I don’t believe loving someone is ever easy, especially when it’s a stranger.
Yesterday, I shared a piece I wrote the day after Election 2016. Emotions were high, much of our nation was baffled, and experience reminded me that loving people is complicated.
But, just three days later, the hand I was dealt was angry, white, and male.
And for the very first time, I absorbed hatred in the presence of my children.
Last weekend, I was driving my kids home from a birthday party. We were one stoplight from our destination.
The filthy white pick-up directly in front of our vehicle remained approximately 10 seconds after the light turned green. I fought the former Californian within me and chose to lightly tap on my horn. The kids desperately needed to go down for a nap.
And then it happened. When the truck finally began to move, its driver, a middle-aged white male, flipped me off from the cab.
But that wasn’t enough.
Still moving at a gingerly pace, he then proceeded to slide open his back window, extend his right arm, and flip me off again.
Still, that wasn’t enough.
For his grand finale, when he saw that I was exiting the lane, he reached his entire left arm out of the driver’s window and offered – you guessed it – another middle finger.
In response, a concerned voice called from the backseat, “What happened, Mom?”

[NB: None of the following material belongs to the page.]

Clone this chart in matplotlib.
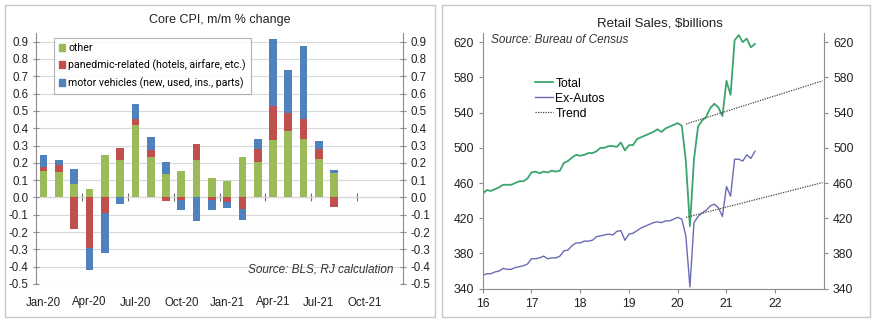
import numpy as np
import matplotlib
matplotlib.use('Agg')
import matplotlib.pyplot as plt
from matplotlib import font_manager
from matplotlib.patches import Patch, Rectangle

plt.rcParams['font.family'] = ['Liberation Sans', 'DejaVu Sans']

# ---- Core CPI components, m/m % change (Jan-20 .. Aug-21)
months = ['Jan-20', 'Feb-20', 'Mar-20', 'Apr-20', 'May-20', 'Jun-20', 'Jul-20', 'Aug-20',
          'Sep-20', 'Oct-20', 'Nov-20', 'Dec-20', 'Jan-21', 'Feb-21', 'Mar-21', 'Apr-21',
          'May-21', 'Jun-21', 'Jul-21', 'Aug-21', 'Sep-21', 'Oct-21', 'Nov-21', 'Dec-21']
other = [0.15, 0.145, 0.075, 0.05, 0.245, 0.215, 0.42, 0.235, 0.135, 0.15, 0.215, 0.115,
         0.095, 0.235, 0.205, 0.33, 0.385, 0.34, 0.22, 0.14]
pandemic = [0.025, 0.04, -0.185, -0.29, -0.09, 0.07, 0.035, 0.04, -0.02, -0.015, 0.095, -0.015,
            -0.025, -0.065, 0.075, 0.2, 0.105, 0.115, 0.06, -0.055]
motor = [0.07, 0.03, 0.09, -0.13, -0.23, -0.04, 0.085, 0.075, 0.07, -0.058, -0.135, -0.055,
         -0.035, -0.065, 0.057, 0.385, 0.245, 0.42, 0.045, 0.02]
cpi_ticks = [round(-0.5 + 0.1 * i, 1) for i in range(15)]

# ---- Retail sales, $billions, monthly Jan-2016 .. Aug-2021
total = [448, 452, 451, 453, 455, 458, 458, 458, 460, 462, 462, 465,
         472, 473, 471, 473, 472, 474, 473, 474, 483, 485, 489, 492,
         491, 492, 494, 494, 496, 500, 500, 502, 502, 501, 506, 497,
         503, 503, 510, 512, 514, 516, 518, 521, 518, 522, 524, 526,
         528, 525, 485, 411, 487, 524, 531, 535, 545, 550, 546, 536,
         576, 560, 622, 628, 620, 624, 614, 618]
ex_autos = [355, 357, 357, 359, 360, 363, 362, 362, 364, 365, 366, 368,
            374, 374, 375, 377, 374, 375, 375, 377, 383, 384, 389, 392,
            392, 394, 394, 395, 399, 400, 401, 402, 401, 405, 406, 395,
            402, 403, 406, 409, 411, 413, 415, 416, 415, 417, 417, 419,
            421, 419, 400, 342, 415, 422, 426, 429, 434, 436, 432, 422,
            456, 445, 487, 487, 485, 492, 488, 496]
trend_years = [2020.17, 2022.97]
trend_total = [527, 576]
trend_ex_autos = [421, 460.5]
year_ticks = [2016, 2017, 2018, 2019, 2020, 2021, 2022]

GREEN = '#9bbb59'
RED = '#c0504d'
BLUE = '#4f81bd'
GRID = '#d9d9d9'
AXIS = '#8c8c8c'

# narrow face for the legend if it is installed
installed = {f.name for f in font_manager.fontManager.ttflist}
if 'Liberation Sans Narrow' in installed:
    legend_prop = {'family': 'Liberation Sans Narrow', 'size': 8.5}
elif 'Roboto' in installed:
    legend_prop = {'family': 'Roboto', 'size': 7.6}
else:
    legend_prop = {'family': 'Liberation Sans', 'size': 7.1}

fig = plt.figure(figsize=(8.77, 3.26), dpi=100)
W, H = 877, 326

# panel frames
for x0, x1 in [(5, 435), (442, 870)]:
    fig.patches.append(Rectangle((x0 / W, 1 - 317 / H), (x1 - x0) / W, (317 - 5) / H,
                                 transform=fig.transFigure, fill=False,
                                 edgecolor='#c8c8c8', linewidth=1.0))

# ================= left: Core CPI =================
ax = fig.add_axes([36 / W, 1 - 284 / H, (403 - 36) / W, (284 - 33) / H])
x = np.arange(len(other))
pos_base = np.zeros(len(x))
neg_base = np.zeros(len(x))
for vals, col in [(other, GREEN), (pandemic, RED), (motor, BLUE)]:
    v = np.array(vals)
    base = np.where(v >= 0, pos_base, neg_base)
    ax.bar(x, v, bottom=base, width=0.5, color=col, zorder=3)
    pos_base = pos_base + np.clip(v, 0, None)
    neg_base = neg_base + np.clip(v, None, 0)

ax.set_xlim(-0.5, len(months) - 0.5)
ax.set_ylim(-0.5, 0.95)
ax.set_yticks(cpi_ticks)
ax.set_yticklabels(['%.1f' % t for t in cpi_ticks])
ax.yaxis.grid(True, color=GRID, linewidth=0.8, zorder=0)
ax.set_axisbelow(True)
ax.tick_params(axis='y', which='both', direction='inout', length=5, color=AXIS,
               labelsize=8.3, labelright=True, right=True, pad=3, labelcolor='#222222')
for s in ['top', 'bottom']:
    ax.spines[s].set_visible(False)
for s in ['left', 'right']:
    ax.spines[s].set_color(AXIS)

# category labels every quarter below the plot
ax.set_xticks(x[::3].tolist() + [21], [months[i] for i in range(0, 22, 3)])
ax.tick_params(axis='x', length=0, labelsize=8.3, pad=9, labelcolor='#222222')

# zero line with quarter boundary marks
zero_frac = (0 - ax.get_ylim()[0]) / (ax.get_ylim()[1] - ax.get_ylim()[0])
zx = ax.secondary_xaxis(zero_frac)
zx.set_xticks(np.arange(2.5, 22, 3))
zx.tick_params(direction='inout', length=6, color='#707070', labelbottom=False,
               labeltop=False)
zx.spines['bottom'].set_color('#707070')
zx.spines['top'].set_color('#707070')

handles = [Patch(color=GREEN), Patch(color=RED), Patch(color=BLUE)]
leg = ax.legend(handles, ['other', 'panedmic-related (hotels, airfare, etc.)',
                          'motor vehicles (new, used, ins., parts)'],
                loc='upper left', bbox_to_anchor=(0.035, 1.0), fancybox=False,
                edgecolor='#a0a0a0', handlelength=0.6, handleheight=0.6,
                handletextpad=0.3, labelspacing=0.62, borderpad=0.45, prop=legend_prop)
leg.get_frame().set_linewidth(0.8)
ax.text(0.975, 0.035, 'Source: BLS, RJ calculation', transform=ax.transAxes,
        ha='right', va='bottom', fontsize=8.5, style='italic', color='#333333')
fig.text(220 / W, 1 - 20 / H, 'Core CPI, m/m % change', ha='center', va='center',
         fontsize=9, color='#222222')

# ================= right: Retail sales =================
ax2 = fig.add_axes([482.7 / W, 1 - 288.7 / H, (824 - 482.7) / W, (288.7 - 33.3) / H])
yrs = 2016 + np.arange(len(total)) / 12
ax2.plot(yrs, total, color='#3aa56e', linewidth=1.3, label='Total')
ax2.plot(yrs, ex_autos, color='#6b6bb5', linewidth=1.0, label='Ex-Autos')
ax2.plot(trend_years, trend_total, color='#444444', linestyle=(0, (1, 1)), linewidth=0.9,
         label='Trend')
ax2.plot(trend_years, trend_ex_autos, color='#444444', linestyle=(0, (1, 1)), linewidth=0.9)

ax2.set_xlim(2016, 2023)
ax2.set_ylim(340, 630)
ax2.set_xticks(year_ticks, [str(y)[2:] for y in year_ticks])
ax2.set_yticks(range(340, 621, 40))
ax2.tick_params(axis='both', direction='out', length=3, color=AXIS, labelsize=8.8,
                labelcolor='#222222')
ax2.tick_params(axis='y', right=True, labelright=True)
ax2.spines['top'].set_visible(False)
for s in ['left', 'right', 'bottom']:
    ax2.spines[s].set_color(AXIS)
ax2.legend(loc='upper left', bbox_to_anchor=(0.12, 0.87), frameon=False, fontsize=8.8,
           handlelength=1.5, handletextpad=0.2, labelspacing=0.25)
ax2.text(0.025, 0.975, 'Source: Bureau of Census', transform=ax2.transAxes,
         ha='left', va='center', fontsize=8.5, style='italic', color='#333333')
fig.text(660 / W, 1 - 24 / H, 'Retail Sales, $billions', ha='center', va='center',
         fontsize=9.5, color='#222222')

fig.savefig('out.png', dpi=100)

In that moment, I became Muslim, black, and persecuted. For the first time, I experienced the hatred that threatens the peace of many in our country. Simultaneously, I was struck by guilt and victimhood.

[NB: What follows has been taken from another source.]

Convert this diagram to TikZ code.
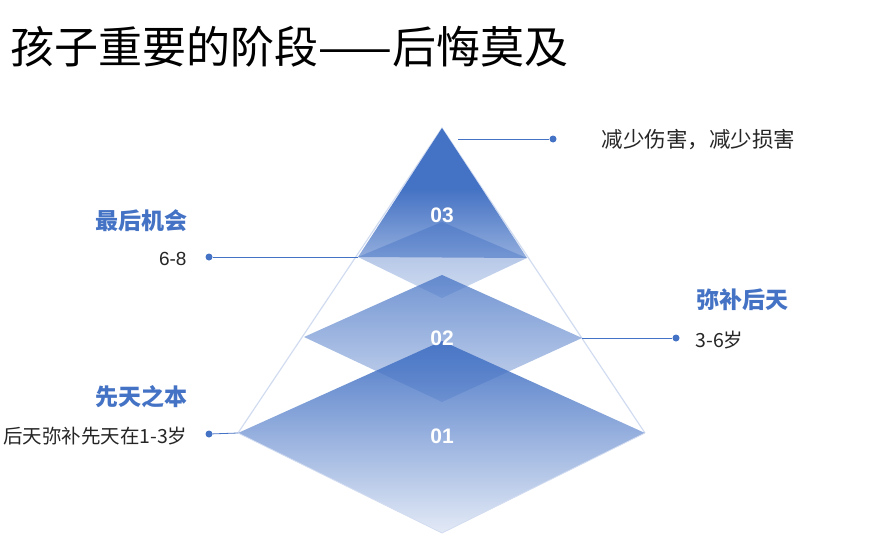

“He was very upset with me,” I explained to my son, “but I hope one day he will respond differently.”
And I hope you will, too, Son.
Tomorrow I will be traveling to the heart of West Virginia (i.e. Trump country) with my daughter. Over the next four days, our church team will deliver needed Christmas spirit: backpacks with hygiene items, school supplies, and toys.
In many ways, it feels like descending the ivory tower. I’m nervous but mostly excited for the opportunity of time – to learn new perspectives, to grow in the discomfort.
And I have this suspicion that – deep within those hills – Jesus will move mountains deep within me.